# What is required
Skip any picture you find and retype all the remaining lines exactly.

# Recorded data
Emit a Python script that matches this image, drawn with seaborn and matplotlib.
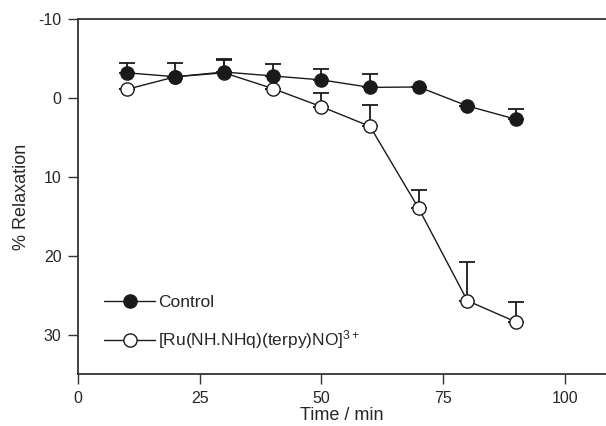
import numpy as np
import pandas as pd
import seaborn as sns
import matplotlib.pyplot as plt

sns.set_style('white')
plt.rcParams['font.family'] = ['Liberation Sans', 'DejaVu Sans']
plt.rcParams['mathtext.default'] = 'regular'
plt.rcParams['axes.unicode_minus'] = False

time_min = [10, 20, 30, 40, 50, 60, 70, 80, 90]
control = [-3.2, -2.7, -3.3, -2.8, -2.3, -1.35, -1.4, 1.0, 2.7]
control_err = [1.3, 1.8, 1.5, 1.5, 1.4, 1.65, 0.0, 0.0, 1.3]
ru_complex = [-1.1, -2.7, -3.2, -1.2, 1.1, 3.6, 14.0, 25.7, 28.4]
ru_complex_err = [0.0, 0.0, 1.7, 0.0, 1.8, 2.7, 2.4, 4.9, 2.5]

labels = ['Control', '[Ru(NH.NHq)(terpy)NO]$^{3+}$']

df = pd.DataFrame({
    'time': time_min * 2,
    'value': control + ru_complex,
    'err': control_err + ru_complex_err,
    'series': [labels[0]] * len(time_min) + [labels[1]] * len(time_min),
})

fig = plt.figure(figsize=(6.06, 4.26), dpi=100)
ax = fig.add_axes([0.129, 0.122, 0.871, 0.833])

ink = '#1a1a1a'
faces = {labels[0]: ink, labels[1]: 'white'}
# control drawn on top of the open circles, as in the original
layer = {labels[0]: 6, labels[1]: 3}

for name in labels:
    sub = df[df['series'] == name]
    # one-sided error bars pointing toward negative values
    ax.errorbar(sub['time'], sub['value'],
                yerr=[sub['err'], np.zeros(len(sub))],
                fmt='none', ecolor=ink, elinewidth=1.3,
                capsize=5.5, capthick=1.3, zorder=layer[name] - 1)
    sns.lineplot(data=sub, x='time', y='value', ax=ax,
                 color=ink, linewidth=1.0, marker='o', markersize=9.5,
                 markerfacecolor=faces[name], markeredgecolor=ink,
                 markeredgewidth=1.0, label=name, zorder=layer[name])

ax.set_xlim(0, 108.5)
ax.set_ylim(35, -10)
ax.set_xticks([0, 25, 50, 75, 100])
ax.set_yticks([-10, 0, 10, 20, 30])

ax.set_xlabel('Time / min', fontsize=13, labelpad=1)
ax.set_ylabel('% Relaxation', fontsize=13, labelpad=6)
ax.tick_params(axis='both', direction='out', length=7, width=1.0,
               labelsize=11.5, color='#333333', pad=5,
               bottom=True, left=True)

for side in ['left', 'bottom', 'top']:
    ax.spines[side].set_color('#333333')
    ax.spines[side].set_linewidth(1.3)
ax.spines['right'].set_visible(False)

leg = ax.legend(loc='lower left', bbox_to_anchor=(0.02, 0.02),
                frameon=False, fontsize=12.5, handlelength=2.9,
                handletextpad=0.2, labelspacing=1.05)

fig.savefig('out.png', dpi=100, facecolor='white')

# Completed task
Emit a Python script that matches this image, drawn with seaborn and matplotlib.
import numpy as np
import pandas as pd
import seaborn as sns
import matplotlib.pyplot as plt

sns.set_style('white')
plt.rcParams['font.family'] = ['Liberation Sans', 'DejaVu Sans']
plt.rcParams['mathtext.default'] = 'regular'
plt.rcParams['axes.unicode_minus'] = False

time_min = [10, 20, 30, 40, 50, 60, 70, 80, 90]
control = [-3.2, -2.7, -3.3, -2.8, -2.3, -1.35, -1.4, 1.0, 2.7]
control_err = [1.3, 1.8, 1.5, 1.5, 1.4, 1.65, 0.0, 0.0, 1.3]
ru_complex = [-1.1, -2.7, -3.2, -1.2, 1.1, 3.6, 14.0, 25.7, 28.4]
ru_complex_err = [0.0, 0.0, 1.7, 0.0, 1.8, 2.7, 2.4, 4.9, 2.5]

labels = ['Control', '[Ru(NH.NHq)(terpy)NO]$^{3+}$']

df = pd.DataFrame({
    'time': time_min * 2,
    'value': control + ru_complex,
    'err': control_err + ru_complex_err,
    'series': [labels[0]] * len(time_min) + [labels[1]] * len(time_min),
})

fig = plt.figure(figsize=(6.06, 4.26), dpi=100)
ax = fig.add_axes([0.129, 0.122, 0.871, 0.833])

ink = '#1a1a1a'
faces = {labels[0]: ink, labels[1]: 'white'}
# control drawn on top of the open circles, as in the original
layer = {labels[0]: 6, labels[1]: 3}

for name in labels:
    sub = df[df['series'] == name]
    # one-sided error bars pointing toward negative values
    ax.errorbar(sub['time'], sub['value'],
                yerr=[sub['err'], np.zeros(len(sub))],
                fmt='none', ecolor=ink, elinewidth=1.3,
                capsize=5.5, capthick=1.3, zorder=layer[name] - 1)
    sns.lineplot(data=sub, x='time', y='value', ax=ax,
                 color=ink, linewidth=1.0, marker='o', markersize=9.5,
                 markerfacecolor=faces[name], markeredgecolor=ink,
                 markeredgewidth=1.0, label=name, zorder=layer[name])

ax.set_xlim(0, 108.5)
ax.set_ylim(35, -10)
ax.set_xticks([0, 25, 50, 75, 100])
ax.set_yticks([-10, 0, 10, 20, 30])

ax.set_xlabel('Time / min', fontsize=13, labelpad=1)
ax.set_ylabel('% Relaxation', fontsize=13, labelpad=6)
ax.tick_params(axis='both', direction='out', length=7, width=1.0,
               labelsize=11.5, color='#333333', pad=5,
               bottom=True, left=True)

for side in ['left', 'bottom', 'top']:
    ax.spines[side].set_color('#333333')
    ax.spines[side].set_linewidth(1.3)
ax.spines['right'].set_visible(False)

leg = ax.legend(loc='lower left', bbox_to_anchor=(0.02, 0.02),
                frameon=False, fontsize=12.5, handlelength=2.9,
                handletextpad=0.2, labelspacing=1.05)

fig.savefig('out.png', dpi=100, facecolor='white')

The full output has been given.